◆ **STATED TASK**: Gather all lines from the material that contain the word "Generate".

◆ **DATA RECORDS**:
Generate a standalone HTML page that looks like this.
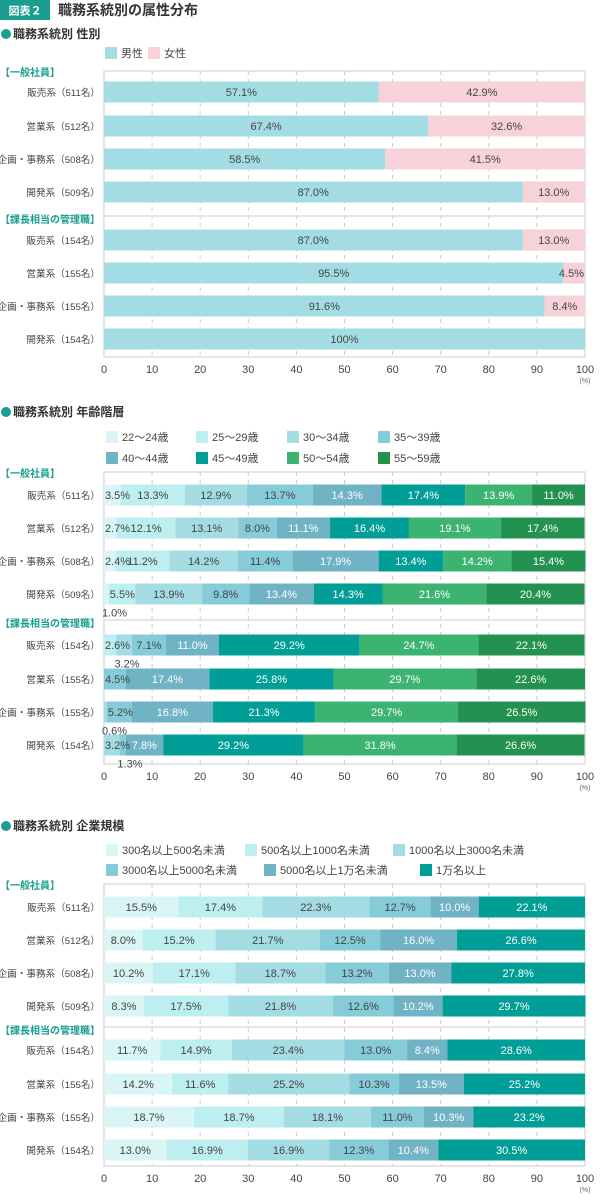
<!DOCTYPE html>
<html><head><meta charset="utf-8">
<style>
html,body{margin:0;padding:0;background:#fff;}
svg{display:block;font-family:"Liberation Sans","Noto Sans CJK JP",sans-serif;}
</style></head>
<body>
<svg id="svg" width="600" height="1204" viewBox="0 0 600 1204" xmlns="http://www.w3.org/2000/svg">
<rect x="0" y="0" width="50" height="20" fill="#1a9e8f"/>
<text x="25" y="14.5" fill="#fff" font-size="11" text-anchor="middle" font-weight="bold">図表２</text>
<text x="58" y="15" fill="#333" font-size="14" font-weight="bold">職務系統別の属性分布</text>
</svg>
<script>
const rowLabels = ["販売系（511名）","営業系（512名）","企画・事務系（508名）","開発系（509名）","販売系（154名）","営業系（155名）","企画・事務系（155名）","開発系（154名）"];
const xTicks = [0,10,20,30,40,50,60,70,80,90,100];

const genderSeries = ["男性","女性"];
const genderMale = [57.1,67.4,58.5,87.0,87.0,95.5,91.6,100];
const genderFemale = [42.9,32.6,41.5,13.0,13.0,4.5,8.4,0];

const ageSeries = ["22～24歳","25～29歳","30～34歳","35～39歳","40～44歳","45～49歳","50～54歳","55～59歳"];
const age22 = [3.5,2.7,2.4,1.0,0,0,0,0];
const age25 = [13.3,12.1,11.2,5.5,2.6,0,0,0];
const age30 = [12.9,13.1,14.2,13.9,3.2,0,0.6,3.2];
const age35 = [13.7,8.0,11.4,9.8,7.1,4.5,5.2,1.3];
const age40 = [14.3,11.1,17.9,13.4,11.0,17.4,16.8,7.8];
const age45 = [17.4,16.4,13.4,14.3,29.2,25.8,21.3,29.2];
const age50 = [13.9,19.1,14.2,21.6,24.7,29.7,29.7,31.8];
const age55 = [11.0,17.4,15.4,20.4,22.1,22.6,26.5,26.6];

const sizeSeries = ["300名以上500名未満","500名以上1000名未満","1000名以上3000名未満","3000名以上5000名未満","5000名以上1万名未満","1万名以上"];
const size300 = [15.5,8.0,10.2,8.3,11.7,14.2,18.7,13.0];
const size500 = [17.4,15.2,17.1,17.5,14.9,11.6,18.7,16.9];
const size1000 = [22.3,21.7,18.7,21.8,23.4,25.2,18.1,16.9];
const size3000 = [12.7,12.5,13.2,12.6,13.0,10.3,11.0,12.3];
const size5000 = [10.0,16.0,13.0,10.2,8.4,13.5,10.3,10.4];
const size10000 = [22.1,26.6,27.8,29.7,28.6,25.2,23.2,30.5];

const NS="http://www.w3.org/2000/svg";
const svg=document.getElementById('svg');
const PL=104, PR=585;
function xs(v){return PL+(PR-PL)*v/100;}
function mk(tag,attrs,parent){const e=document.createElementNS(NS,tag);for(const k in attrs)e.setAttribute(k,attrs[k]);(parent||svg).appendChild(e);return e;}
function txt(x,y,s,attrs,parent){const e=mk('text',Object.assign({x:x,y:y},attrs),parent);e.textContent=s;return e;}

function chart(cfg){
  const g=mk('g',{});
  
  
  const dot=mk('circle',{cx:6,cy:cfg.titleY-4,r:5,fill:'#1a9e8f'},g);
  
  
  const t=txt(13,cfg.titleY,cfg.title,{'font-size':12,'font-weight':'bold',fill:'#333'},g);
  
  
  cfg.series.forEach((s,i)=>{
    const p=cfg.legendPos[i];
    const sw=mk('rect',{x:p[0],y:p[1]-10,width:12,height:12,fill:cfg.colors[i]},g);
    
    
    const lt=txt(p[0]+16,p[1],s,{'font-size':11,fill:'#444'},g);
    
    
  });
  const fr=mk('rect',{x:PL,y:cfg.top,width:PR-PL,height:cfg.bottom-cfg.top,fill:'none',stroke:'#ddd','stroke-width':1.5},g);
  
  
  xTicks.forEach(v=>{
    if(v>0&&v<100){
      const l=mk('line',{x1:xs(v),x2:xs(v),y1:cfg.top,y2:cfg.bottom,stroke:'#ccc','stroke-dasharray':'4,4'},g);
      
      
    }
    const tl=txt(xs(v),cfg.bottom+16,String(v),{'font-size':11,fill:'#444','text-anchor':'middle'},g);
    
    
  });
  const un=txt(PR,cfg.bottom+26,'(%)',{'font-size':7,fill:'#666','text-anchor':'middle'},g);
  
  
  const sep=mk('line',{x1:PL,x2:PR,y1:cfg.sep,y2:cfg.sep,stroke:'#ddd','stroke-width':1.5},g);
  
  
  const g1=txt(0,cfg.top+5,'【一般社員】',{'font-size':10,'font-weight':'bold',fill:'#1a9e8f'},g);
  
  
  const g2=txt(0,cfg.sep+7,'【課長相当の管理職】',{'font-size':10,'font-weight':'bold',fill:'#1a9e8f'},g);
  
  
  const H=21;
  const labelLayer=mk('g',{},g);
  
  
  cfg.rows.forEach((lab,r)=>{
    const cy=cfg.rowY[r];
    const rl=txt(100,cy+4,lab,{'font-size':9.6,fill:'#444','text-anchor':'end'},g);
    
    
    let acc=0, prevNarrow=false;
    cfg.values.forEach((arr,i)=>{
      const v=arr[r];
      if(!v){return;}
      const x0=xs(acc),x1=xs(acc+v);
      const b=mk('rect',{x:x0,y:cy-H/2,width:x1-x0,height:H,fill:cfg.colors[i]},g);
      
      
      const s=(v===100?'100':v.toFixed(1))+'%';
      const w=x1-x0;
      let lx,ly=cy+4,anchor='middle',col=cfg.textColors[i];
      const narrow=w<28;
      if(v<2||(narrow&&prevNarrow)){lx=x0-2;ly=cy+H/2+12;anchor='start';col='#444';prevNarrow=false;}
      else if(narrow){
        if(i===cfg.values.length-1){lx=x1-1;anchor='end';}
        else {lx=x0+1;anchor='start';}
        prevNarrow=true;
      }
      else {lx=(x0+x1)/2;prevNarrow=false;}
      const vl=txt(lx,ly,s,{'font-size':11,fill:col,'text-anchor':anchor},labelLayer);
      
      
      acc+=v;
    });
  });
  g.appendChild(labelLayer);
}

chart({name:'gender-chart',title:'職務系統別 性別',titleY:38,series:genderSeries,
  colors:['#a3dde3','#f7d2d8'],textColors:['#444','#444'],
  legendPos:[[105,57],[148,57]],top:71,bottom:357,sep:216,
  rows:rowLabels,rowY:[92,126,159,192,240,273,306,339],values:[genderMale,genderFemale]});

chart({name:'age-chart',title:'職務系統別 年齢階層',titleY:416,series:ageSeries,
  colors:['#d9f5f5','#bdeef0','#a3dde3','#85ccd8','#6fb3c4','#009e96','#3cb371','#23914f'],
  textColors:['#444','#444','#444','#444','#fff','#fff','#fff','#fff'],
  legendPos:[[106,441],[196,441],[287,441],[378,441],[106,462],[196,462],[287,462],[378,462]],
  top:472,bottom:764,sep:620,
  rows:rowLabels,rowY:[495,528,561,594,645,679,712,745],
  values:[age22,age25,age30,age35,age40,age45,age50,age55]});

chart({name:'company-size-chart',title:'職務系統別 企業規模',titleY:830,series:sizeSeries,
  colors:['#d9f5f5','#bdeef0','#a3dde3','#85ccd8','#6fb3c4','#009e96'],
  textColors:['#444','#444','#444','#444','#fff','#fff'],
  legendPos:[[106,854],[245,854],[393,854],[106,874],[264,874],[420,874]],
  top:884,bottom:1166,sep:1027,
  rows:rowLabels,rowY:[907,940,973,1006,1050,1084,1117,1150],
  values:[size300,size500,size1000,size3000,size5000,size10000]});
</script>
</body></html>
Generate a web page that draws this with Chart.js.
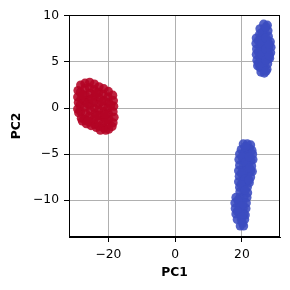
<!DOCTYPE html>
<html><head><meta charset="utf-8">
<script src="https://cdn.jsdelivr.net/npm/chart.js@4"></script>
<style>html,body{margin:0;padding:0;background:#fff;}</style>
</head><body>
<canvas id="c" width="290" height="290"></canvas>
<script>
// Cluster A (red)
const redPC1 = [-29.1,-29.2,-29.0,-29.2,-28.9,
  -28.3,-28.4,-28.2,-28.5,-28.3,-28.1,-27.8,
  -27.0,-27.1,-26.9,-27.2,-27.0,-26.8,-27.1,-26.6,
  -25.6,-25.7,-25.5,-25.8,-25.6,-25.4,-25.7,-25.5,-25.2,
  -24.2,-24.3,-24.1,-24.4,-24.2,-24.0,-24.3,-24.1,-23.6,
  -22.8,-22.9,-22.7,-23.0,-22.8,-22.6,-22.9,-22.7,-22.4,
  -21.4,-21.5,-21.3,-21.6,-21.4,-21.2,-21.5,-21.3,-20.8,
  -20.0,-20.1,-19.9,-20.2,-20.0,-19.8,-20.1,-19.9,
  -18.7,-18.5,-18.4,-18.6,-18.3,-18.6,-18.9,
  -27.7,-26.3,-24.9,-23.5,-22.1,-20.7,-19.3,-26.2,-23.6,-21.0];
const redPC2 = [1.9,1.2,0.6,-0.1,-0.5,
  2.5,1.7,1.0,0.3,-0.4,-1.1,-1.4,
  2.7,2.1,1.4,0.8,0.1,-0.6,-1.2,-1.7,
  2.8,2.2,1.6,0.9,0.3,-0.3,-0.9,-1.5,-1.9,
  2.6,2.0,1.3,0.6,0.0,-0.6,-1.2,-1.8,-2.1,
  2.3,1.7,1.1,0.4,-0.2,-0.8,-1.4,-2.0,-2.4,
  2.1,1.5,0.8,0.2,-0.4,-1.0,-1.6,-2.2,-2.4,
  1.8,1.2,0.6,0.0,-0.6,-1.2,-1.8,-2.3,
  1.4,0.8,0.2,-0.4,-1.0,-1.6,-2.0,
  1.4,0.5,1.0,-0.9,0.7,-1.3,0.3,-1.4,1.6,-0.7];
// Cluster B (blue, upper)
const blueUpPC1 = [24.3,24.2,24.4,24.3,24.5,24.7,
  25.4,25.3,25.5,25.4,25.6,25.3,25.5,25.4,25.7,
  26.5,26.7,26.6,26.8,26.5,26.7,26.6,26.8,26.5,26.7,
  27.6,27.8,27.9,27.7,28.0,27.8,27.9,27.7,27.5,
  28.5,28.7,28.6,28.3,
  24.9,24.9,24.9,26.0,26.0,26.0,26.0,27.2,27.2,27.2,27.2,27.2,28.2,28.2];
const blueUpPC2 = [7.6,7.0,6.4,5.8,5.2,4.6,
  8.6,8.0,7.4,6.8,6.2,5.6,5.0,4.4,3.9,
  9.1,8.5,7.9,7.3,6.7,6.1,5.5,4.9,4.3,3.8,
  9.0,8.4,7.8,7.2,6.6,6.0,5.4,4.8,4.2,
  7.2,6.6,6.0,5.4,
  7.3,6.1,4.9,8.2,7.0,5.8,4.6,8.8,7.6,6.4,5.2,4.0,6.9,5.7];
// Cluster B (blue, lower)
const blueLowPC1 = [20.4,21.6,22.6,
  19.8,21.0,22.2,23.0,
  19.3,20.5,21.7,23.2,
  19.1,20.3,21.5,22.7,23.3,
  19.3,20.5,21.7,22.9,
  19.0,20.2,21.4,22.6,23.1,
  19.2,20.4,21.6,22.6,
  19.0,20.2,21.4,22.2,
  19.3,20.5,21.6,
  19.4,20.6,21.7,
  18.2,19.4,20.6,21.5,
  17.9,19.1,20.3,21.3,
  18.0,19.2,20.4,21.2,
  18.2,19.4,20.6,21.0,
  18.6,19.8,20.8,
  19.5,20.5,
  21.0,20.0,21.1,22.3,19.8,21.0,19.7,21.0,18.8,20.0,18.6,20.0,20.2,22.2,22.1];
const blueLowPC2 = [-3.9,-3.9,-4.0,
  -4.5,-4.5,-4.4,-4.6,
  -5.0,-5.0,-5.1,-5.0,
  -5.6,-5.6,-5.6,-5.7,-5.6,
  -6.2,-6.2,-6.2,-6.3,
  -6.8,-6.8,-6.8,-6.8,-6.9,
  -7.4,-7.4,-7.4,-7.5,
  -8.0,-8.0,-8.0,-8.1,
  -8.6,-8.6,-8.6,
  -9.1,-9.1,-9.2,
  -9.7,-9.7,-9.7,-9.7,
  -10.3,-10.3,-10.3,-10.3,
  -10.9,-10.9,-10.9,-10.9,
  -11.5,-11.5,-11.5,-11.6,
  -12.1,-12.1,-12.1,
  -12.8,-12.8,
  -4.2,-5.3,-5.9,-6.5,-7.1,-7.7,-8.3,-8.9,-10.0,-10.6,-11.2,-11.8,-12.5,-5.3,-7.8];
const xTicks = [-20, 0, 20];
const yTicks = [-10, -5, 0, 5, 10];

const pts = (xs, ys) => xs.map((x, i) => ({x: x, y: ys[i]}));
const fmt = v => (v < 0 ? '\u2212' + Math.abs(v) : String(v));
const blue = 'rgba(59,76,192,0.88)';
const red = 'rgba(180,4,38,0.88)';

const frame = {
  id: 'frame',
  afterDraw(chart) {
    const a = chart.chartArea, c = chart.ctx;
    c.save(); c.strokeStyle = '#000'; c.lineWidth = 1;
    c.strokeRect(Math.round(a.left) + 0.5, Math.round(a.top) + 0.5,
      Math.round(a.right - a.left) - 1, Math.round(a.bottom - a.top) - 1);
    c.restore();
  }
};
const tickFont = {family: 'DejaVu Sans', size: 12.3};
const titleFont = {family: 'DejaVu Sans', size: 12.3, weight: 'bold'};

new Chart(document.getElementById('c'), {
  type: 'scatter',
  data: {datasets: [
    {data: pts(blueUpPC1, blueUpPC2).concat(pts(blueLowPC1, blueLowPC2)), backgroundColor: blue, borderWidth: 0, pointRadius: 4.6},
    {data: pts(redPC1, redPC2), backgroundColor: red, borderWidth: 0, pointRadius: 4.6}
  ]},
  options: {
    responsive: false, animation: false, devicePixelRatio: 1,
    plugins: {legend: {display: false}, tooltip: {enabled: false}},
    layout: {padding: {left: 0, right: 10, top: 15, bottom: 0}},
    scales: {
      x: {
        type: 'linear', min: -31.8, max: 31.4, z: 1,
        afterBuildTicks: s => { s.ticks = xTicks.map(v => ({value: v})); },
        afterFit: s => { s.height = 53; },
        ticks: {callback: v => fmt(v), font: tickFont, color: '#000', padding: 5, maxRotation: 0, autoSkip: false},
        grid: {color: '#b0b0b0', lineWidth: 1, tickColor: '#000', tickLength: 5},
        border: {color: '#000', width: 1},
        title: {display: true, text: 'PC1', font: titleFont, color: '#000', padding: {top: 0, bottom: 10}}
      },
      y: {
        type: 'linear', min: -14, max: 10.1, z: 1,
        afterBuildTicks: s => { s.ticks = yTicks.map(v => ({value: v})); },
        afterFit: s => { s.width = 69; },
        ticks: {callback: v => fmt(v), font: tickFont, color: '#000', padding: 5, autoSkip: false},
        grid: {color: '#b0b0b0', lineWidth: 1, tickColor: '#000', tickLength: 5},
        border: {color: '#000', width: 1},
        title: {display: true, text: 'PC2', font: titleFont, color: '#000', padding: {top: 9, bottom: 0}}
      }
    }
  },
  plugins: [frame]
});
</script>
</body></html>
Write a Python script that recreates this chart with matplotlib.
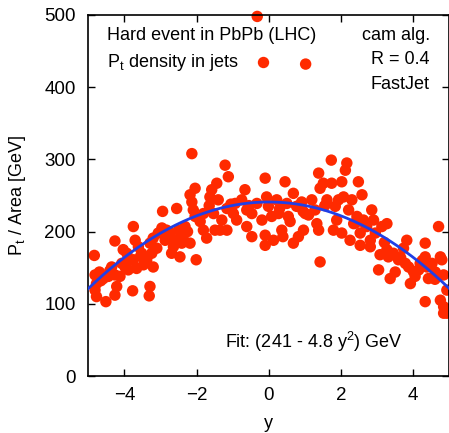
import matplotlib
matplotlib.use("Agg")
import matplotlib.pyplot as plt
import numpy as np

plt.rcParams['font.family'] = ['Liberation Sans', 'DejaVu Sans']
plt.rcParams['mathtext.fontset'] = 'custom'
plt.rcParams['mathtext.rm'] = 'Liberation Sans'
plt.rcParams['mathtext.it'] = 'Liberation Sans'

# data: rapidity y and Pt/Area [GeV]
rap = [-4.83, -4.81, -4.69, -4.77, -4.81, -4.77, -4.51, -4.58, -4.44, -4.35,
       -4.26, -4.26, -4.21, -4.12, -4.26, -4.07, -4.03, -3.93, -3.98, -3.89,
       -3.75, -3.77, -3.75, -3.70, -3.66, -3.61, -3.52, -3.47, -3.38, -3.29,
       -3.29, -3.31, -3.24, -3.20, -3.20, -3.10, -3.06, -2.94, -2.96, -2.87,
       -2.83, -2.73, -2.69, -2.64, -2.55, -2.55, -2.50, -2.46, -2.41, -2.36,
       -2.32, -2.18, -2.18, -2.13, -2.09, -2.04, -2.13, -2.01, -2.04, -1.90,
       -1.81, -1.72, -1.81, -1.63, -1.58, -1.53, -1.49, -1.44, -1.40, -1.35,
       -1.30, -1.21, -1.12, -1.16, -1.16, -0.98, -0.93, -0.89, -0.75, -0.66,
       -0.61, -0.61, -0.47, -0.47, -0.33, -0.19, -0.10, -0.10, -0.10, -0.06,
       -0.01, 0.08, 0.13, 0.22, 0.27, 0.36, 0.39, 0.45, 0.50, 0.54,
       0.59, 0.68, 0.68, 0.77, 0.82, 0.91, 0.96, 1.01, 1.10, 1.19,
       1.28, 1.38, 1.33, 1.38, 1.42, 1.42, 1.51, 1.61, 1.73, 1.74,
       1.79, 1.84, 1.88, 1.93, 2.02, 2.07, 2.02, 2.12, 2.16, 2.21,
       2.25, 2.30, 2.35, 2.44, 2.48, 2.53, 2.53, 2.58, 2.62, 2.71,
       2.81, 2.81, 2.85, 2.90, 2.95, 3.04, 3.08, 3.13, 3.27, 3.27,
       3.31, 3.36, 3.45, 3.50, 3.59, 3.73, 3.78, 3.82, 3.87, 3.92,
       4.05, 4.15, 4.19, 4.33, 4.33, 4.38, 4.33, 4.42, 4.52, 4.61,
       4.70, 4.75, 4.75, 4.79, 4.84, 4.84, 4.84, 4.93, 4.93,
       -4.65, -4.40, -3.85, -3.55, -2.78, -2.25, -1.65, -1.05, -0.55, 0.30,
       0.95, 1.55, 2.40, 2.68, 3.20, 3.65, 4.00, 4.25, 4.60,
       -0.32, 1.02]
rho = [167, 140, 144, 128, 119, 110, 103, 135, 138, 151,
       140, 112, 124, 138, 187, 156, 175, 170, 151, 147,
       207, 118, 161, 188, 149, 179, 170, 154, 161, 184,
       124, 111, 170, 151, 191, 177, 198, 228, 205, 188,
       202, 198, 170, 179, 232, 188, 202, 165, 184, 195,
       207, 184, 251, 241, 230, 260, 308, 161, 221, 214,
       202, 191, 225, 248, 258, 225, 202, 267, 244, 202,
       216, 292, 276, 232, 202, 225, 239, 216, 244, 258,
       207, 230, 193, 225, 239, 216, 274, 195, 181, 248,
       235, 221, 188, 244, 225, 202, 193, 269, 239, 221,
       214, 253, 184, 235, 193, 241, 202, 225, 223, 244,
       230, 281, 211, 202, 158, 260, 267, 244, 299, 267,
       202, 235, 216, 244, 269, 248, 198, 285, 295, 230,
       188, 244, 211, 221, 269, 198, 181, 251, 216, 207,
       188, 179, 230, 216, 198, 147, 168, 207, 211, 175,
       165, 135, 170, 144, 161, 177, 156, 188, 151, 128,
       138, 147, 156, 184, 165, 151, 103, 135, 156, 144,
       207, 105, 165, 161, 140, 96, 87, 119, 87,
       132, 146, 160, 166, 192, 200, 236, 238, 236, 232,
       228, 236, 212, 209, 185, 164, 145, 160, 134,
       498, 432]

fit_a = 241.0
fit_b = 4.8

fig = plt.figure(figsize=(4.49, 4.33), dpi=100)
ax = fig.add_axes([0.1964, 0.1316, 0.8045, 0.8338])

red = '#ff2a00'
ax.scatter(rap, rho, s=68, color=red, edgecolors='none', zorder=2, clip_on=False)
yy = np.linspace(-5, 5, 300)
ax.plot(yy, fit_a - fit_b * yy**2, color='#1f3fe6', lw=2.0, zorder=3)

ax.set_xlim(-5, 5)
ax.set_ylim(0, 500)
ax.set_xticks([-4, -2, 0, 2, 4])
ax.set_yticks([0, 100, 200, 300, 400, 500])
ax.tick_params(direction='in', length=5, width=1, top=True, right=True,
               labelsize=13.5, colors='black')
ax.tick_params(axis='y', pad=9)
ax.tick_params(axis='x', pad=8)
for s in ax.spines.values():
    s.set_linewidth(1.2)
ax.set_xlabel('y', fontsize=13, labelpad=8)
ax.set_ylabel(r'P$_\mathrm{t}$ / Area [GeV]', fontsize=13, labelpad=12)

tk = dict(transform=ax.transAxes, fontsize=13, va='baseline')
ax.text(0.0526, 0.931, 'Hard event in PbPb (LHC)', ha='left', **tk)
ax.text(0.0526, 0.857, r'P$_\mathrm{t}$ density in jets', ha='left', **tk)
ax.text(0.946, 0.931, 'cam alg.', ha='right', **tk)
ax.text(0.946, 0.863, 'R = 0.4', ha='right', **tk)
ax.text(0.946, 0.794, 'FastJet', ha='right', **tk)
ax.text(0.379, 0.078, r'Fit: (241 - 4.8 y$^2$) GeV', ha='left', **tk)
ax.plot([0.484], [0.870], 'o', ms=8.2, color=red, mec='none',
        transform=ax.transAxes, clip_on=False)

fig.savefig('out.png', dpi=100)
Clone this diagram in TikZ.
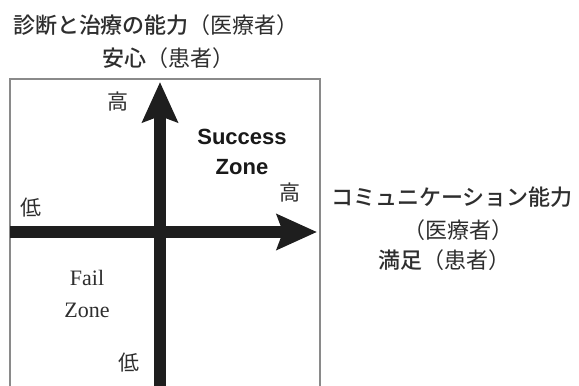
\documentclass[tikz,border=0pt]{standalone}
\usepackage{fontspec}
\setmainfont{Liberation Serif}
\newfontfamily\cjkfont{Noto Sans CJK JP}
\newfontfamily\cjkmed{Noto Sans CJK JP}[UprightFont=* Medium]
\newfontfamily\arialfont{Liberation Sans}
\usetikzlibrary{arrows.meta}
\definecolor{inkc}{HTML}{2E2E2E}
\definecolor{axisc}{HTML}{1E1E1E}
\definecolor{framec}{HTML}{8A8A8A}
\newcommand{\strongjp}[1]{{\cjkmed\fontsize{22}{25}\selectfont #1}}
\newcommand{\lightjp}[1]{{\cjkfont\fontsize{22}{25}\selectfont #1}}
\begin{document}
\begin{tikzpicture}[x=1pt,y=-1pt,
  titletext/.style={text=inkc, inner sep=0pt},
  levellabel/.style={font=\cjkfont\fontsize{21}{24}\selectfont, text=inkc, inner sep=0pt},
  zonebold/.style={font=\arialfont\bfseries\fontsize{22}{30}\selectfont, text=black!90, align=center, inner sep=0pt},
  zoneserif/.style={font=\fontsize{22}{32}\selectfont, text=inkc, align=center, inner sep=0pt},
  axisline/.style={line width=12pt, draw=axisc, -{Stealth[length=40pt,width=35pt,inset=6pt]}},
  frameline/.style={draw=framec, line width=1.2pt}]
\useasboundingbox (0,0) rectangle (579,386);
\clip (0,0) rectangle (579,386);
\fill[white] (0,0) rectangle (579,386);

% frame
\draw[frameline] (10,79) rectangle (320,400);

% axes
\coordinate (hstart) at (10,232);
\coordinate (hend) at (317,232);
\coordinate (vstart) at (160,395);
\coordinate (vend) at (160,82);
\draw[axisline] (vstart) -- (vend);
\draw[axisline] (hstart) -- (hend);

% top title
\node[titletext] (ytitle1) at (156,25) {\strongjp{診断と治療の能力}\lightjp{（医療者）}};
\node[titletext] (ytitle2) at (168,58) {\strongjp{安心}\lightjp{（患者）}};

% right title
\node[titletext] (xtitle1) at (452,197) {\strongjp{コミュニケーション能力}};
\node[titletext] (xtitle2) at (458,230) {\lightjp{（医療者）}};
\node[titletext] (xtitle3) at (444,260) {\strongjp{満足}\lightjp{（患者）}};

% level labels
\node[levellabel] (yhigh) at (118,102) {高};
\node[levellabel] (xhigh) at (290,193) {高};
\node[levellabel] (xlow) at (31,208) {低};
\node[levellabel] (ylow) at (129,363) {低};

% zones
\node[zonebold] (success) at (242,152) {Success\\Zone};
\node[zoneserif] (fail) at (87,294) {Fail\\Zone};
\end{tikzpicture}
\end{document}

◆ **RESULT FOR THIS EXERCISE**:
Generate a standalone HTML page that looks like this.
Generate a web page that draws this with Chart.js.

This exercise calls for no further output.